:: Short task ::
Give the number of lines in the records below that include "What", and nothing more.

##### Source data

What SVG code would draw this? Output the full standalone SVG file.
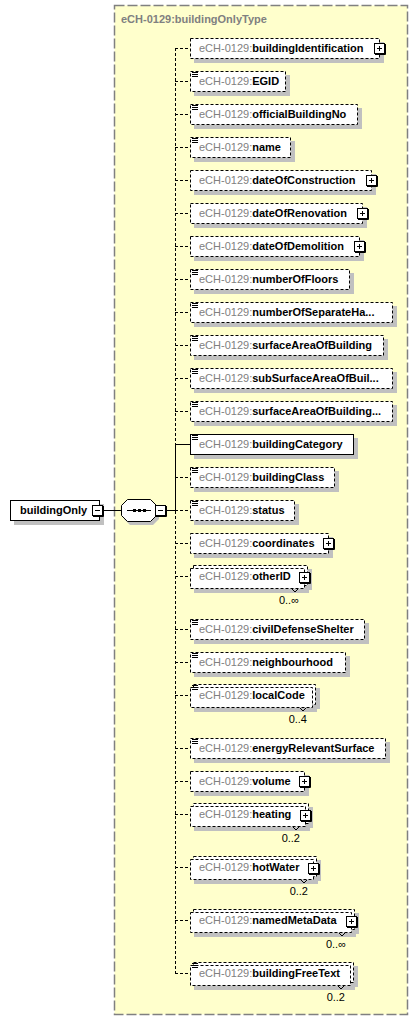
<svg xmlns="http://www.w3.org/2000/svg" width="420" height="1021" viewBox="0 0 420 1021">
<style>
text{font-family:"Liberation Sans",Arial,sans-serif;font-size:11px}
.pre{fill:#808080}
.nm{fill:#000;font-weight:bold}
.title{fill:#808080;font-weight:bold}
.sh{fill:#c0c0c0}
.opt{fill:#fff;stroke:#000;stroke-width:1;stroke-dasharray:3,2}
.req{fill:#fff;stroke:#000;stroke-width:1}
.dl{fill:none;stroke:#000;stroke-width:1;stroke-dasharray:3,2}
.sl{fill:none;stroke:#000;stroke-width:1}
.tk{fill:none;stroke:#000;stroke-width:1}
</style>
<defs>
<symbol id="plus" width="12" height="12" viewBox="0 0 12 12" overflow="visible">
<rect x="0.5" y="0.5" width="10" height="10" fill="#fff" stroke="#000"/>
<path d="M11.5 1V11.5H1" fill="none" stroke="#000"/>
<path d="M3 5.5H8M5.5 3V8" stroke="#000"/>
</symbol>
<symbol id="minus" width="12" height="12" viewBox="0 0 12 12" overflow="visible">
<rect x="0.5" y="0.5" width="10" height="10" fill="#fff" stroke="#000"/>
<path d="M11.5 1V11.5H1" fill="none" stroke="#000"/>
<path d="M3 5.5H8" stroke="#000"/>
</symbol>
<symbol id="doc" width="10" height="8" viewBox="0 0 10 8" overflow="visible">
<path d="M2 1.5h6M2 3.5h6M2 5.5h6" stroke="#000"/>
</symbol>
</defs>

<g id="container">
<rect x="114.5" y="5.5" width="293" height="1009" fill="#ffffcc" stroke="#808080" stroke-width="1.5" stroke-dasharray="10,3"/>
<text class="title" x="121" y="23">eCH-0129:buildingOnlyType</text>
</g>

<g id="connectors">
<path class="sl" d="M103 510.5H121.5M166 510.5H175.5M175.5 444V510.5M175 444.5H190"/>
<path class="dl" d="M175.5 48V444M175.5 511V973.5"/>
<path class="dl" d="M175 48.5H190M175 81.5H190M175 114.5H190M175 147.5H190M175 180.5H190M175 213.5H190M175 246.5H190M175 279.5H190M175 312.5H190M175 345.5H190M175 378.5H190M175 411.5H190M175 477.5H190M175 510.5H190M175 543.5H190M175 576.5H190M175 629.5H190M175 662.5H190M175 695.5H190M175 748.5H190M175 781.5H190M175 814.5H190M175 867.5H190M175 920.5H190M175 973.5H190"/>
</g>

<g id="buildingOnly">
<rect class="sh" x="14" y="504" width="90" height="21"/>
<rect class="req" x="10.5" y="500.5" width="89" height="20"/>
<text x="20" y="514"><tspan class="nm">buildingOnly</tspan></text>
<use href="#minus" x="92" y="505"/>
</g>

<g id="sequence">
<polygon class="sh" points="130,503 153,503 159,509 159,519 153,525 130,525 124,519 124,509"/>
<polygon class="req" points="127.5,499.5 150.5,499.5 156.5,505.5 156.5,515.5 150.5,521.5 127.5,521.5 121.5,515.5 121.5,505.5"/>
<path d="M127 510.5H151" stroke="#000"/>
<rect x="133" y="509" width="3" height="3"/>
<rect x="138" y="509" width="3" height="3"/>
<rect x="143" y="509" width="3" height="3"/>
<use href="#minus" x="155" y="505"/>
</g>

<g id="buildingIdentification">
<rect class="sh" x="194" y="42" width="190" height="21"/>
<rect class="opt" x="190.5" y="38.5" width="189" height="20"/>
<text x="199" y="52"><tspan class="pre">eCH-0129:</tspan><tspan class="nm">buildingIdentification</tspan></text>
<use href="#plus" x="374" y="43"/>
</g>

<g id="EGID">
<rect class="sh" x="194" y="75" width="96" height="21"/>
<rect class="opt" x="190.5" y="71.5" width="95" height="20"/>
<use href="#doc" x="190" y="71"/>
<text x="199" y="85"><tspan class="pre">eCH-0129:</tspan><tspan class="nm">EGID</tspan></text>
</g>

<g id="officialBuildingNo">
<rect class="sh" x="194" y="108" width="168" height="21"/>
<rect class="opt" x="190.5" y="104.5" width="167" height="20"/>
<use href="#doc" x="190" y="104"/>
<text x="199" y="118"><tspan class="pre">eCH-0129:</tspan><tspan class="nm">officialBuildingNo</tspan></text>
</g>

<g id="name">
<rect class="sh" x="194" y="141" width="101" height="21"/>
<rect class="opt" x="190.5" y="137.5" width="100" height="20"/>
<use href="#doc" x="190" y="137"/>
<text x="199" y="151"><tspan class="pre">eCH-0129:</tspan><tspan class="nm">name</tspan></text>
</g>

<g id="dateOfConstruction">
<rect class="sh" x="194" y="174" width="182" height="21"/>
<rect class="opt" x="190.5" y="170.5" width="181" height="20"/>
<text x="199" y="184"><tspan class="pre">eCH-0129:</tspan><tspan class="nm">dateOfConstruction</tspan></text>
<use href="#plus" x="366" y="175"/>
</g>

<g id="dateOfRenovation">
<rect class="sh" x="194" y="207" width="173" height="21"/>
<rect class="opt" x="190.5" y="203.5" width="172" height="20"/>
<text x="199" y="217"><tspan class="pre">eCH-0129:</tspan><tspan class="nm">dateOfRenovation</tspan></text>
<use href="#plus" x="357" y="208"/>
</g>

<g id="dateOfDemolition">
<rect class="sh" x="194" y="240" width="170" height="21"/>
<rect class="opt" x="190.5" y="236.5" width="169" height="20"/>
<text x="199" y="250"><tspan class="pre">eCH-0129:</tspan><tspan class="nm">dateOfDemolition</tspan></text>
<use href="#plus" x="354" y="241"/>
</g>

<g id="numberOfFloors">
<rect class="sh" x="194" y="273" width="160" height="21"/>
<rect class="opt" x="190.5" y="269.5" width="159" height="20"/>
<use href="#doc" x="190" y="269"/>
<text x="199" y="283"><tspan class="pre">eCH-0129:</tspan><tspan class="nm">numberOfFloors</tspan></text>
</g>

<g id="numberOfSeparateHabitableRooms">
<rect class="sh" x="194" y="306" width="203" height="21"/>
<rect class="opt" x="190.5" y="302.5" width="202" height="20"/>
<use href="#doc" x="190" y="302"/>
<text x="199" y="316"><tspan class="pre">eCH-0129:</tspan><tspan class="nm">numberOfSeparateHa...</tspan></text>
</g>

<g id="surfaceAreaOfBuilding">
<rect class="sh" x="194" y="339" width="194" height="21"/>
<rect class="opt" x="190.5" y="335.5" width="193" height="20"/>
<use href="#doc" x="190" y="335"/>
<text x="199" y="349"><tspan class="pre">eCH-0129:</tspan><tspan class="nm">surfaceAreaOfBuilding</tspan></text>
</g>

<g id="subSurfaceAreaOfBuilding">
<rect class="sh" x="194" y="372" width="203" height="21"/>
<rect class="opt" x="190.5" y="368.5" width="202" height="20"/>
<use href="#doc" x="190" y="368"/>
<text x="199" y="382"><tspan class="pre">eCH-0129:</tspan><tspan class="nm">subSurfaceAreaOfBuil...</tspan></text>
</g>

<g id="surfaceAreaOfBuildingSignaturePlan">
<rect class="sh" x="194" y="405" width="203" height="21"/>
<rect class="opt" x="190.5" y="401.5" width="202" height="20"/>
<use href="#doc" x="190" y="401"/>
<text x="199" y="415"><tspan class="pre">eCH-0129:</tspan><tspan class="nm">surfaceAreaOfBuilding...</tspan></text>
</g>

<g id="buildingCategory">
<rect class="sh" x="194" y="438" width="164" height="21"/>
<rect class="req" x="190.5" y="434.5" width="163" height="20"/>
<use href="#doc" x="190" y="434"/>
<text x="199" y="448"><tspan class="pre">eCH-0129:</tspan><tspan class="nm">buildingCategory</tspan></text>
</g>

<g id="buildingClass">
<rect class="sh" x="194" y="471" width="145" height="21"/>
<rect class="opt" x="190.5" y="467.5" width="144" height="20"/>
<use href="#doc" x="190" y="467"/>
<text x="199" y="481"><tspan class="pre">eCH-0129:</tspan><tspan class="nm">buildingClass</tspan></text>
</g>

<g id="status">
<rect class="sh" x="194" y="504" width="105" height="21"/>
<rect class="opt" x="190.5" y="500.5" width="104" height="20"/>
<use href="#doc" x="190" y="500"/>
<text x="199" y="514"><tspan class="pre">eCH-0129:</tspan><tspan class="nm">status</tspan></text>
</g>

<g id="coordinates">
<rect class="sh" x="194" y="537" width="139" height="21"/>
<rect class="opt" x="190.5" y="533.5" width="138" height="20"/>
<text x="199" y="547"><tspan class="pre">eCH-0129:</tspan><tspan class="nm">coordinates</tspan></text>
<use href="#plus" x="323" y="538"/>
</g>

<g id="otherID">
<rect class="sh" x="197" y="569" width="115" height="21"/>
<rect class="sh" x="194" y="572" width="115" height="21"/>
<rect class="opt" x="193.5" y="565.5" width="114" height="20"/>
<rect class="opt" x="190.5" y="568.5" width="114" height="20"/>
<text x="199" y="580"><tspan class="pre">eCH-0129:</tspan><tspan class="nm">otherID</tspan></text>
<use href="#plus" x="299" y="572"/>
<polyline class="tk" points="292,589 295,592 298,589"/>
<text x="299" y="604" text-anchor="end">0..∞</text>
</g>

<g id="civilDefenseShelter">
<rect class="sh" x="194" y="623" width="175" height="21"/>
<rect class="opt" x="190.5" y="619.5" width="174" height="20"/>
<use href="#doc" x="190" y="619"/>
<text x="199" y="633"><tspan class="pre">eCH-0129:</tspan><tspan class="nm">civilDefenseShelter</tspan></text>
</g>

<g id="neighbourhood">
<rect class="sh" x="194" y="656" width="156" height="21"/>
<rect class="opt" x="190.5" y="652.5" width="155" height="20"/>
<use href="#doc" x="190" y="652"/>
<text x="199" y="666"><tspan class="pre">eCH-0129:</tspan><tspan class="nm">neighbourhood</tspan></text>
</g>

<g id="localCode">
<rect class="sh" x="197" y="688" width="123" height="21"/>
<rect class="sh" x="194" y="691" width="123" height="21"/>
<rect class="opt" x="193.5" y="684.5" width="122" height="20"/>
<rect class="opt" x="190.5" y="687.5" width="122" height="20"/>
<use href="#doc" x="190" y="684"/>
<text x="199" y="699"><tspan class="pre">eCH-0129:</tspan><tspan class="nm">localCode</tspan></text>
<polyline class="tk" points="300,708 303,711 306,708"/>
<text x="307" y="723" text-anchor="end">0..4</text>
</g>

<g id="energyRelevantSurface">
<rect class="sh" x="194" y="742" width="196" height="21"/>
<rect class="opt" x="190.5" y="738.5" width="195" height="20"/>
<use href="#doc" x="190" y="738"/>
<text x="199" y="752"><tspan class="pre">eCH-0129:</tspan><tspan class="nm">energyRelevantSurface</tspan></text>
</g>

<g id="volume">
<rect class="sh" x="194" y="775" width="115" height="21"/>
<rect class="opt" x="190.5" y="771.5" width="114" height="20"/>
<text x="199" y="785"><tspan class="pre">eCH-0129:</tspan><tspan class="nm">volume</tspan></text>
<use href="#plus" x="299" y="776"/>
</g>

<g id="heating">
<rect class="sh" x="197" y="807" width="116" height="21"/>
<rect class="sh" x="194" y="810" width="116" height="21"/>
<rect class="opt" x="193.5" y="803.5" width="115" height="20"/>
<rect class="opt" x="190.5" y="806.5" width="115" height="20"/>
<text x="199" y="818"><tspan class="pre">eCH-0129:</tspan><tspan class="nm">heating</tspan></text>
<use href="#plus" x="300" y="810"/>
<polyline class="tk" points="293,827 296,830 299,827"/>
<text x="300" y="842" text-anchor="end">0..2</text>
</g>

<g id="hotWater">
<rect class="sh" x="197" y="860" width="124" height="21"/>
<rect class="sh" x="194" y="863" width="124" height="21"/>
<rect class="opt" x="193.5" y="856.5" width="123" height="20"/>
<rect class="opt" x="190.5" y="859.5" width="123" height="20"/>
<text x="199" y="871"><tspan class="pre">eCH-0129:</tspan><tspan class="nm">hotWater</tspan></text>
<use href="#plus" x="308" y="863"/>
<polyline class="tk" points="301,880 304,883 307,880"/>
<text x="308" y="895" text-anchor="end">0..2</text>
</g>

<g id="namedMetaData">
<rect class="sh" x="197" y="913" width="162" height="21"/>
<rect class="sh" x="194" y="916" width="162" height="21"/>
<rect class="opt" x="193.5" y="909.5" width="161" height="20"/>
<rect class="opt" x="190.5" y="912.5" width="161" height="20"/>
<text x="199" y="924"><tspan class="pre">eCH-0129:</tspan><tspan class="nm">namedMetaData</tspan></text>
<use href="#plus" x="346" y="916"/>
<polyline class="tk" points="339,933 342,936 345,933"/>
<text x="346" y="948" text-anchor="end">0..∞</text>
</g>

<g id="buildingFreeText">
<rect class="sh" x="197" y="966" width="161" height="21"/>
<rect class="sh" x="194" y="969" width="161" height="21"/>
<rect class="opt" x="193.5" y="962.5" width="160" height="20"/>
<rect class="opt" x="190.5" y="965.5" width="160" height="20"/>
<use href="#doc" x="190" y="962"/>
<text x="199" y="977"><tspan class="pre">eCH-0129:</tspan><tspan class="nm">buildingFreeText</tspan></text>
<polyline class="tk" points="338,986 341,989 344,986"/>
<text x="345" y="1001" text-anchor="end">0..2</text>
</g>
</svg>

##########
##### Source data

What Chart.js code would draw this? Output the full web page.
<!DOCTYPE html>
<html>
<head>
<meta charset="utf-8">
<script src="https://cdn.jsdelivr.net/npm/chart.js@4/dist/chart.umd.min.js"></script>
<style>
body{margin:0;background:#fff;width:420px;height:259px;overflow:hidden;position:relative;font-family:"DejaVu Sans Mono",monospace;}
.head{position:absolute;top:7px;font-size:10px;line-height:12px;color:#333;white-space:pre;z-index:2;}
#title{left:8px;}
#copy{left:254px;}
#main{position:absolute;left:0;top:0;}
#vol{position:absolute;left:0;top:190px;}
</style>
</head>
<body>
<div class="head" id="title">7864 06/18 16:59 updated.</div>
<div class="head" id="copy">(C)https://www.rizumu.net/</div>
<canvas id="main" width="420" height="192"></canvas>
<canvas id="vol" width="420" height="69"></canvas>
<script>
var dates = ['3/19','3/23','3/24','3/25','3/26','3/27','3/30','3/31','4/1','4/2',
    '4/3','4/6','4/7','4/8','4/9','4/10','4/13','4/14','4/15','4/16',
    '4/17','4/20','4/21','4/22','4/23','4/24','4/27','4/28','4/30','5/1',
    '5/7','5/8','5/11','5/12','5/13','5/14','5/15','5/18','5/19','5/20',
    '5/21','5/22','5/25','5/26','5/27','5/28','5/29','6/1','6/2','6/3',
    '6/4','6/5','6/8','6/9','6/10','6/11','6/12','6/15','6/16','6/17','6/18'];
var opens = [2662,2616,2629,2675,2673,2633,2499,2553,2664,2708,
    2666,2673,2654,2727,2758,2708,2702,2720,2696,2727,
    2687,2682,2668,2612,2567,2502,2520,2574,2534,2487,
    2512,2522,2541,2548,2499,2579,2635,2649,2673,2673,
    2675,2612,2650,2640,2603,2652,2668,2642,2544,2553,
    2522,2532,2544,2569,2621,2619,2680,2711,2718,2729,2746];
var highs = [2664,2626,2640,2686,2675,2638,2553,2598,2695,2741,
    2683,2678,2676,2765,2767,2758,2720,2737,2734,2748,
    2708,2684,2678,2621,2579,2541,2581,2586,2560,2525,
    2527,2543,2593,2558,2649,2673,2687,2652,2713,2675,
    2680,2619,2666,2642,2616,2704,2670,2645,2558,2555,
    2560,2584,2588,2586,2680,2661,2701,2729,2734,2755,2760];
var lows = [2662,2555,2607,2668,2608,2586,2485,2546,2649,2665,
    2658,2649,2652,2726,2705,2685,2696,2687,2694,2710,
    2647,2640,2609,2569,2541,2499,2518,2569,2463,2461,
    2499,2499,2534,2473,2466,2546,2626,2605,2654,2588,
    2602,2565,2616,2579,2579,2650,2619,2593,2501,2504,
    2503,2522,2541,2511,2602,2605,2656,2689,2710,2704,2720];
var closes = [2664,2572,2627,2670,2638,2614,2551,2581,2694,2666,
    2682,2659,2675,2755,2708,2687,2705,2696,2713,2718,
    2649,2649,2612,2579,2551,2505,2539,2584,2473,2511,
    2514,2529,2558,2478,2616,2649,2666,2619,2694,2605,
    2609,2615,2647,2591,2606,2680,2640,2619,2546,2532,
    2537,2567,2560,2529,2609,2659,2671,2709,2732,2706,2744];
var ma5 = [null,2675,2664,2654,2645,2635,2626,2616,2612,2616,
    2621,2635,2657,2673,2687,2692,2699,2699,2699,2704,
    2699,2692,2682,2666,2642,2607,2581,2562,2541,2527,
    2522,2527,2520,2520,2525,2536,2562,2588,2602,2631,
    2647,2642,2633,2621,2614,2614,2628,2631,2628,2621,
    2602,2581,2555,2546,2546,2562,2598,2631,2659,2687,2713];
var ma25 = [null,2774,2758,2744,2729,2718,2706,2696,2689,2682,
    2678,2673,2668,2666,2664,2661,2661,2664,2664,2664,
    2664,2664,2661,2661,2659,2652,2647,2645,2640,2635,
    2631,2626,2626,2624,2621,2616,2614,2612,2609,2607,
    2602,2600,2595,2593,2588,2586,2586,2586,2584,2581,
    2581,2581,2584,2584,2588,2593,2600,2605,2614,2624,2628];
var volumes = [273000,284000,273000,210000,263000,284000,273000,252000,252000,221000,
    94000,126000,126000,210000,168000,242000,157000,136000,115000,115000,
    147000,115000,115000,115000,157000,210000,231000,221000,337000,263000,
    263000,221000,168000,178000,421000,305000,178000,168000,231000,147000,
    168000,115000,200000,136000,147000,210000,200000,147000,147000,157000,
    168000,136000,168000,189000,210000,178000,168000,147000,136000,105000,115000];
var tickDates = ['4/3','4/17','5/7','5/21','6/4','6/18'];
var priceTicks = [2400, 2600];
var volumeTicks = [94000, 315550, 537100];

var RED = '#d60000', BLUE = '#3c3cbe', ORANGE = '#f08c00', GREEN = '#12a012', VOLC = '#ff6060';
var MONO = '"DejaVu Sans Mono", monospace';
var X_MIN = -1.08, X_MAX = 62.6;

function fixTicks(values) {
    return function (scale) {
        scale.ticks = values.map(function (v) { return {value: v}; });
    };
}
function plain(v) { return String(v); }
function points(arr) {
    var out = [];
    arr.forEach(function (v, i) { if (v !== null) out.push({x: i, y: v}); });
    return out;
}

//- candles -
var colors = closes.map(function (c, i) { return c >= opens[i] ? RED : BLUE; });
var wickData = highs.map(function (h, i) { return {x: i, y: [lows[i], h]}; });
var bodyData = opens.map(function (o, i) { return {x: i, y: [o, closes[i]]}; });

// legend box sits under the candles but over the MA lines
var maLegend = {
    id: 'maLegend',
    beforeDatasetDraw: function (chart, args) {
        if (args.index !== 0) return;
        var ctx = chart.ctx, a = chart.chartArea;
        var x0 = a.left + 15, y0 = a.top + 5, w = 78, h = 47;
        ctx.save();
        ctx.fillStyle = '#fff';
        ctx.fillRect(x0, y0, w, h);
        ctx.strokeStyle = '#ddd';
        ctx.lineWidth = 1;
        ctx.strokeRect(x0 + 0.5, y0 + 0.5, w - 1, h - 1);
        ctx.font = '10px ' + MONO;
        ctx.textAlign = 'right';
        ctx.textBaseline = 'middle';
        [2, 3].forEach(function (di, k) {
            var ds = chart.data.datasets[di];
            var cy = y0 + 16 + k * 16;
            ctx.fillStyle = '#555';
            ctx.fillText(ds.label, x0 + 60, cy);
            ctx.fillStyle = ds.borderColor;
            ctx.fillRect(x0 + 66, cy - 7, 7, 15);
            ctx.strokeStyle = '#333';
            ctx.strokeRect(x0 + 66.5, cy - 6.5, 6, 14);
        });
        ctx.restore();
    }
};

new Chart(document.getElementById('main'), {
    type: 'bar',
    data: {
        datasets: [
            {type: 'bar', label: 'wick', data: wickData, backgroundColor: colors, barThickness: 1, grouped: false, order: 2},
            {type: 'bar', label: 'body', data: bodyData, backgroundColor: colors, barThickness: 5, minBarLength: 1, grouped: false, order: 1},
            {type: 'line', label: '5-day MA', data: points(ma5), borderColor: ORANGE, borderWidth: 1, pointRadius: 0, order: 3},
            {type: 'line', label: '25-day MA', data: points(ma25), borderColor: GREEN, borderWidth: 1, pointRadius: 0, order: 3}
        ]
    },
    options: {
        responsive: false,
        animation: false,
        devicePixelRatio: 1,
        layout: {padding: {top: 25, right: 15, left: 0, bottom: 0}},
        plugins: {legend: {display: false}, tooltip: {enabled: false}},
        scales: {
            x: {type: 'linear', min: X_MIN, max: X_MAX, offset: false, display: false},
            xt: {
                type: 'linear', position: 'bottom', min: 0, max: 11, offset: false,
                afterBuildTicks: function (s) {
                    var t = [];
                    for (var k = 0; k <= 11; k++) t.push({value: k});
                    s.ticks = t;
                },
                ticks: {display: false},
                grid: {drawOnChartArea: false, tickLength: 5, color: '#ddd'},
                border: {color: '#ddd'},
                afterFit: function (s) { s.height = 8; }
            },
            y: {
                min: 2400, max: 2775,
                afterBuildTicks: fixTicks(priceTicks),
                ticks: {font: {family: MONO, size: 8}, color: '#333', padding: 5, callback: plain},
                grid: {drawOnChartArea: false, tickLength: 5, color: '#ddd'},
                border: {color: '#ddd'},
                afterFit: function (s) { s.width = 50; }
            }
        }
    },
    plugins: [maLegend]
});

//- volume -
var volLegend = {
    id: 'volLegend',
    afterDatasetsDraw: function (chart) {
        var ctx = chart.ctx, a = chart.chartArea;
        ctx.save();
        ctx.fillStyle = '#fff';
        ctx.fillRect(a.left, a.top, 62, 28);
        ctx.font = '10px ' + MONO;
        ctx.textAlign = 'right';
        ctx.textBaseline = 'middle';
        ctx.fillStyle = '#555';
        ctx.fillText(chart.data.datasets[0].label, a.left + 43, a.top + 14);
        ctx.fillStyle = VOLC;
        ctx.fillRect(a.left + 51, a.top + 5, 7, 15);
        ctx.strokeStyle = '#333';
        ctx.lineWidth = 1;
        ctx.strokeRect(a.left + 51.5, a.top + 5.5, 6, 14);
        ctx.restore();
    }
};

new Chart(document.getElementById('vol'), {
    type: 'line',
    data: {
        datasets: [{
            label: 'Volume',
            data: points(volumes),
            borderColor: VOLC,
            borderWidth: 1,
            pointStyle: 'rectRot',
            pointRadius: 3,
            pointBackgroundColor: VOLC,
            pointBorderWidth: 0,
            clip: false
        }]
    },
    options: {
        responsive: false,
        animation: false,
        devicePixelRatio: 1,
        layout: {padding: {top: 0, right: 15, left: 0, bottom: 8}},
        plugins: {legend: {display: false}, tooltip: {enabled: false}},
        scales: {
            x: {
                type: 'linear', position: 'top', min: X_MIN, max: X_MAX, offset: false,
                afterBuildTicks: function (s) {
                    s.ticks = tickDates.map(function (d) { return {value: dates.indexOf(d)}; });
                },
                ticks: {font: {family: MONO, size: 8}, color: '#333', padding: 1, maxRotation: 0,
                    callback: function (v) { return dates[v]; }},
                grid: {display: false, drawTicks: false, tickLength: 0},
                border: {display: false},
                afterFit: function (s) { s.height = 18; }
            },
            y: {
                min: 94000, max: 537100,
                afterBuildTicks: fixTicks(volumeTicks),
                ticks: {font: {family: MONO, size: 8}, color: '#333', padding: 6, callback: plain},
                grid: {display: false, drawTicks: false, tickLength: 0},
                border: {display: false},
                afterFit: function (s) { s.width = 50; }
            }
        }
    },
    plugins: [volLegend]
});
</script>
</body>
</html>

##########

:: Result ::
2